Batesville, Arkansas, US
To be announced
2000 (facility sold in 2006)
Eastman Chemical Company
In 1999, Eastman Chemical Company began constructing a small-scale current good manufacturing practice (cGMP) facility in Arkansas, US.
Designed and constructed by Kvaerner Engineering, the plant produces custom pharmaceutical intermediates and bulk actives, as well as fine chemicals. It was the first of two cGMP manufacturing plants to be built at Eastman’s Arkansas site.
The small-scale plant was fully operational by Q4 2000. Construction of the large-scale plant started in 2001 and was completed by 2003.
FutureFuel Chemical Company now operates the former Eastman Chemical Company 24MMgy biodiesel plant in Batesville.
Eastman cGMP North American expansion project
Headquartered in Kingsport, Tennessee, Eastman Chemical Company manufactures and markets chemicals, fibres and plastics.
The small-scale plant in Arkansas was the first part of the company’s two-phase cGMP North American campaign. It preceded the construction of another commercial-scale cGMP plant capable of manufacturing multiple metric tons of pharmaceutical intermediates and bulk actives.

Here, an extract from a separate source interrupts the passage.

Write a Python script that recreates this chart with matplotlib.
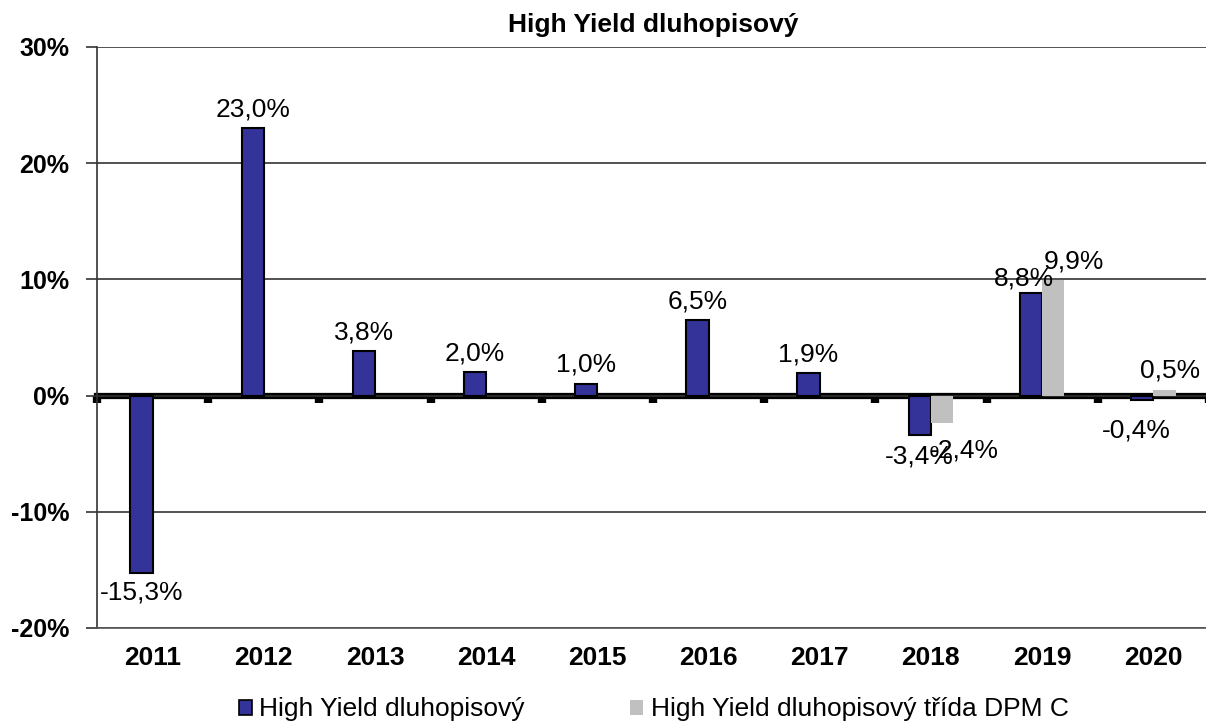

The small-scale plant manufactures pharmaceutical intermediates and bulk actives to meeet cGMP guidelines in quantities ranging from grams to metric tons. It has two main sections:
- The smaller section houses 22l reaction systems for manufacturing initial quantities of new chemical entities (NCE) under cGMP conditions
- The larger section manufactures multiple-kilogram to metric-ton quantities of cGMP pharmaceutical intermediates and bulk actives in a mix of 100 and 300 gallon reaction vessels. These vessels offer flexibility for a host of organic syntheses, including hydrogenation, halogenation and low-temperature reactions
cGMP plant uses wide range of technology
The technology employed at the Arkansas facility ranges from general-purpose batch processing equipment featuring computer-controlled components to small-scale and commercial-scale cGMP plants. Dedicated continuous processing facilities are also available to meet customer production requirements.
Batch reactors (more than 60 made of glass and stainless steel), special reactors (chlorinators and sulfonators), continuous equipment (dedicated and limited general-purpose) and a cryogenic hastelloy reactor are used for the synthetic process.
Centrifuges (Hastelloy and stainless steel), nutsches (epoxy and stainless steel) and a Flaker system are used to carry out the isolation process.
Meanwhile, Eastman uses process vacuum stills (multiple receivers) and batch vacuum stills (glass and stainless steel) for the distillation process.
For the auxiliary process, it uses rotary vacuum dryers (glass and stainless steel) and a solvent recovery bulk storage clarification filter Hastelloy auto filter dryer.
Lab capabilities and storage space
The laboratory at the small plant comprises more than 13,000ft² of modern lab space. It offers comprehensive analytical process improvement and product development services.
The laboratory can perform reaction calorimetry, kinetics and thermal hazard analysis, as well as reaction modelling (using simulation software), mobile real-time infra-red (RT IR) reaction analysis, and process instrumentation analysis.
General-purpose bulk storage and dedicated bulk storage facilities (including glass, stainless steel and rubber-lined vessels) are available for solvent, raw-material and finished-product storage. Warehousing and distribution space comprises 200,000ft² of heated space, 4,800ft² of refrigerated space and additional room for special storage needs.
In July 2006, the Eastman Chemical plant was sold to Viceroy Acquisition Corporation. The deal was completed by the end of 2006.
The president of Eastman Chemical Company and head of the Chemicals and Fibers business group Jim Rogers said: “The Arkansas facility has been an important part of Eastman’s business since the late 1970s.
“However, it does not fit with the company’s current strategy of driving growth in our core businesses and on taking full advantage of new growth opportunities. This divestiture will result in a better alignment of company resources with our strategy.”
The plant not only manufactures pharmaceutical ingredients and fine chemicals but also had become a major producer of biodiesel in the State of Arkansas. The site was purchased for $75m and all of the 408 personnel were retained.
The plant’s cGMP facility still produces organic compounds for fibres, food and beverage production, as well as household and personal products and pharmaceuticals.